Changing your mindset toward gratitude, confidence, and calmly accepting others' goodwill and God's grace is a sign of maturity. Moving from self-deprecation to objective self-affirmation is also a sign of growth.
Why is it important to observe how expenses are shared during the early relationship stage?
On the surface, it's about splitting finances evenly, but in reality, it reveals one’s value in their partner’s eyes and the level of trust in communication. Unless there is no plan to have children, if you plan to conceive, carry, and raise a child, it’s crucial to consider certain realities.
Women are vulnerable and sensitive during pregnancy, dealing with hormonal changes, gestational diabetes (GDM), and other risks. During delivery, vaginal birth can cause tears or overstretching of pelvic muscles and tissues.
Regardless of natural or cesarean delivery, women endure irreversible consequences. Even if there are no fatalities during childbirth, postpartum women can never fully return to their pre-pregnancy physique despite efforts. Occupational risk is also greater for women — men aren’t questioned for having a pregnant wife, but women are often doubted because of pregnancy.

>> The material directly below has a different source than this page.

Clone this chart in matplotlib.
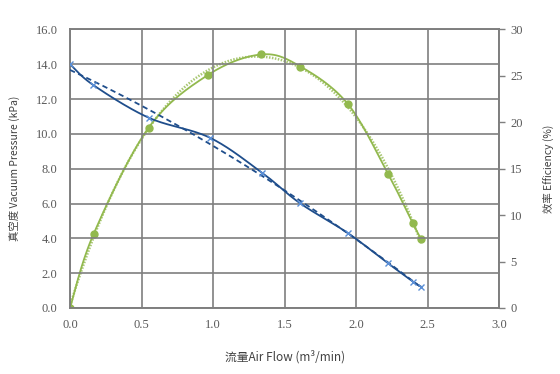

These risks are the price women pay.
Therefore, during courtship, it’s essential to evaluate if the partner can purely accept love without calculation, helping gauge whether someone is suitable for sharing the risks of pregnancy.
If the partner is unwilling to pay or constantly counts money spent on you, this creates pressure and anxiety, hindering your ability to feel safe, loved, and communicate freely within the relationship.
If you start to feel more "independent" but with decreasing self-confidence, with many fears, anger, and sadness that cannot be discussed or supported, after the child is born, this often turns into a "pseudo-single-parent" parenting mode.
The partner’s involvement in child-rearing may not increase and has a higher chance of infidelity.
Don’t expect a child’s birth to change the partner; don’t try to keep the partner because of the child.
Many women discover after pregnancy that their own child is harder to raise than others’. Women who still have the courage to raise children should avoid picking partners based on this pattern.
If the quality of the relationship doesn’t meet expectations, it’s better not to waste each other’s time.
Courageously breaking up and returning to single life is not a crime; it’s an opportunity to meet someone more suitable.
For those who want to have children, the prime fertility period is very short. Women face not only time constraints but also risks like premature ovarian failure. Men also face declining sperm vitality risks, which can cause infertility.
Unless you do not plan to have children, you should rationally evaluate the quality of the relationship: Are both parties willing to give, compromise, and communicate? Can you feel each other’s love through financial resources and emotional value?
Housework, parenting, and transportation are work without reasonable leave. The hardest work isn’t only the income-earner’s. Finance, time, and communication are very practical parts of parenting and marriage, and unresolved pre-marriage issues tend to amplify here.
Finding a good partner for your child and building a healthy family is not selfish — it provides a better environment for a child’s growth, resilience, and lowers the risk of adolescent suicide.
May everyone gain the ability to find happiness instead of clinging to a single way. You must first feel worthy and keep your confidence. When you have the ability to be happy, you can recognize and support relationship quality and bring happiness to yourself, your lover, your family, friends, and future generations.
If you are at a crossroads in a relationship, don’t fear rationally thinking and making choices. Letting go is for both of you to have better encounters.